“Una rapida e diffusa transizione nel settore energetico, nella gestione del suolo, dell’urbanistica, delle infrastrutture e nel sistema industriale senza precedenti”: ecco quello che serve per fermare la febbre del pianeta.
A scriverlo è l’ultimo rapporto dell’IPCC (che solo a luglio è stato tradotto in italiano: lo trovate qui), il gruppo intergovernativo sul cambiamento climatico dell’ONU, uscito nei giorni scorsi. Per la prima volta forte l’accento sul tema della giustizia sociale connessa al tema ambientale.
A commissionare questo report speciale, gli stessi paesi che hanno siglato l’Accordo di Parigi nel dicembre 2015 (ne abbiamo parlato qui): in vista della COP24, che si svolgerà a dicembre in Polonia, è necessaria oggi una corretta ridefinizione degli obiettivi nazionali di riduzione delle emissioni di CO2.

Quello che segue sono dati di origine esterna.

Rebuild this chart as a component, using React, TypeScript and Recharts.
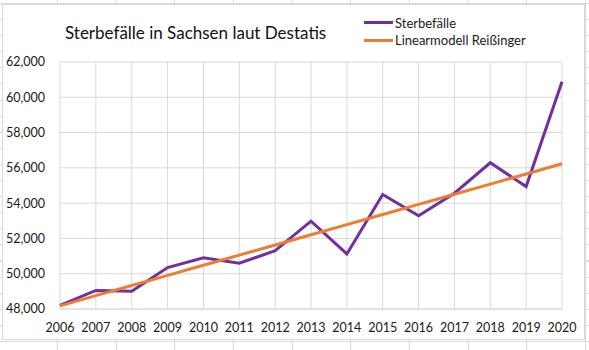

Secondo gli scienziati, che si basano sulle fonti più recenti della letteratura scientifica mondiale, gli attuali impegni presi dai singoli Stati con gli Accordi di Parigi non sono affatto sufficienti: gli attuali target non solo porterebbero a oltrepassare la soglia di + 1.5°C – come richiede la COP21 di Parigi – ma renderebbero entro fine secolo il pianeta più caldo di ben 3°C rispetto alla temperatura media globale pre-industriale.
Ad oggi le attività antropiche hanno già causato l’aumento di circa 1°C; e, per limitare l’aumento a 1.5°C, dicono gli scienziati nel rapporto, servirà che gli Stati raddoppino gli obiettivi nazionali siglati con l’Accordo di Parigi, riducendo del 45% le emissioni di CO2 entro il 2030 rispetto ai valori del 2010 e azzerandole entro il 2050. In altre parole, abbiamo 12 anni per dimezzare le emissioni, e 32 anni per mandare in pensione i combustibili fossili e rimpiazzarli del tutto con le energie rinnovabili.
L’IPCC calcola che, per poter riuscire a mantenere fede all’obiettivo di contenimento della temperatura fissato dall’Accordo di Parigi, saranno necessari investimenti del valore di 2,4 trilioni annui di dollari tra il 2016 e il 2035, pari al 2,5% del PIL mondiale.
Il rapporto ONU propone inoltre tutta una serie di misure di adattamento al cambiamento climatico, come la raccolta di acque piovane e la piantumazione di alberi in città, da mettere in atto a prescindere dal contenimento dell’innalzamento della temperatura entro 1.5°C. Ma serve anche, secondo gli scienziati, far comprendere la gravità del fenomeno grazie all’informazione e sviluppare di approccio di comunità per affrontare il problema e rispettare i traguardi posti dalla COP21.
Le conseguenze del mancata inversione di rotta sarebbero infatti devastanti per gli ecosistemi e per l’umanità: già oggi è aumentata intensità e frequenza degli eventi meteorologici estremi come ondate di calore e inondazioni (ne abbiamo parlato qui) così come, senza una riduzione delle emissioni, si prevede anche un peggioramento della desertificazione, della perdita di biodiversità e dell’innalzamento del livello del mare.
E un aumento esponenziale della temperatura avrebbe, allo stesso tempo, effetti diretti sul genere umano: dall’insicurezza alimentare all’acqua come risorsa scarsa, dal danneggiamento delle città alla guerra per accaparrarsi le risorse, fino alle migrazioni forzate di centinaia di milioni di persone nei prossimi decenni in assenza di piani di adattamento. Tanto maggiore sarà l’aumento di temperatura, tanto più queste conseguenze saranno acuite.
Il principale fattore con cui fare i conti quando si tratta di lotta al cambiamento climatico è il tempo: quanto più rapidamente riusciremo a tagliare le emissioni di gas-serra, tanto minore sarà il rischio connesso agli effetti catastrofici del cambiamento climatico e il costo per un non più rimandabile adattamento.
“Siamo la prima generazione che subisce gli effetti del cambiamento climatico e l’ultima generazione che possa agire per fermarlo”: la frase di Barack Obama, confermata dal rapporto dell’IPCC, ci ricorda che scelte sostenibili da parte di ciascuno per evitare un futuro invivibile non sono più rimandabili.